DATASET SECTION:

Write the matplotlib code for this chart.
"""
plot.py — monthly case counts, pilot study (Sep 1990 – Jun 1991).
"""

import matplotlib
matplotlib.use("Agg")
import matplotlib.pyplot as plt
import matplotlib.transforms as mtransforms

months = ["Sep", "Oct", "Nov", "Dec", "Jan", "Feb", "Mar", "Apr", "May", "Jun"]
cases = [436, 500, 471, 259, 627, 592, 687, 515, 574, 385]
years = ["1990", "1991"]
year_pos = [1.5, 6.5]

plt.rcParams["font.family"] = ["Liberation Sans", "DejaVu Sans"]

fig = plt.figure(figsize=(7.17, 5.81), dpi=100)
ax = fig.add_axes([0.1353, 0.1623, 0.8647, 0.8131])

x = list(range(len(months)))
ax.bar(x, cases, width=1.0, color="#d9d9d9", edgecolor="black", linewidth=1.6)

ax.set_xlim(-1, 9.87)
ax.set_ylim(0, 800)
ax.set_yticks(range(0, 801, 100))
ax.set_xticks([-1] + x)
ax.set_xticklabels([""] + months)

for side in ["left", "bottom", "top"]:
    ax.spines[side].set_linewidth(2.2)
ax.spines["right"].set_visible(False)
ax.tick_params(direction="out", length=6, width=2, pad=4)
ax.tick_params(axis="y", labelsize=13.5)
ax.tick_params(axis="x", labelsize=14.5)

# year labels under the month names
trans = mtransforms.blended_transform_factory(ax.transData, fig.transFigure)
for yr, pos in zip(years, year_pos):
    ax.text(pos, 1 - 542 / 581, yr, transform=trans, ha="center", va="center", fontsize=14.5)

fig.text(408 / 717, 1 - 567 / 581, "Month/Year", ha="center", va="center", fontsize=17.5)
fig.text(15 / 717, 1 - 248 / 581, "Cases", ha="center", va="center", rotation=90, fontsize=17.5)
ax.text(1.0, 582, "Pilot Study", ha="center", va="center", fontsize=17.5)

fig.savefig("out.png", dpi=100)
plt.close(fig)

CHALLENGE: Each line of the material above needs to be quoted exactly, please.

TASK RESULT:
Write the matplotlib code for this chart.
"""
plot.py — monthly case counts, pilot study (Sep 1990 – Jun 1991).
"""

import matplotlib
matplotlib.use("Agg")
import matplotlib.pyplot as plt
import matplotlib.transforms as mtransforms

months = ["Sep", "Oct", "Nov", "Dec", "Jan", "Feb", "Mar", "Apr", "May", "Jun"]
cases = [436, 500, 471, 259, 627, 592, 687, 515, 574, 385]
years = ["1990", "1991"]
year_pos = [1.5, 6.5]

plt.rcParams["font.family"] = ["Liberation Sans", "DejaVu Sans"]

fig = plt.figure(figsize=(7.17, 5.81), dpi=100)
ax = fig.add_axes([0.1353, 0.1623, 0.8647, 0.8131])

x = list(range(len(months)))
ax.bar(x, cases, width=1.0, color="#d9d9d9", edgecolor="black", linewidth=1.6)

ax.set_xlim(-1, 9.87)
ax.set_ylim(0, 800)
ax.set_yticks(range(0, 801, 100))
ax.set_xticks([-1] + x)
ax.set_xticklabels([""] + months)

for side in ["left", "bottom", "top"]:
    ax.spines[side].set_linewidth(2.2)
ax.spines["right"].set_visible(False)
ax.tick_params(direction="out", length=6, width=2, pad=4)
ax.tick_params(axis="y", labelsize=13.5)
ax.tick_params(axis="x", labelsize=14.5)

# year labels under the month names
trans = mtransforms.blended_transform_factory(ax.transData, fig.transFigure)
for yr, pos in zip(years, year_pos):
    ax.text(pos, 1 - 542 / 581, yr, transform=trans, ha="center", va="center", fontsize=14.5)

fig.text(408 / 717, 1 - 567 / 581, "Month/Year", ha="center", va="center", fontsize=17.5)
fig.text(15 / 717, 1 - 248 / 581, "Cases", ha="center", va="center", rotation=90, fontsize=17.5)
ax.text(1.0, 582, "Pilot Study", ha="center", va="center", fontsize=17.5)

fig.savefig("out.png", dpi=100)
plt.close(fig)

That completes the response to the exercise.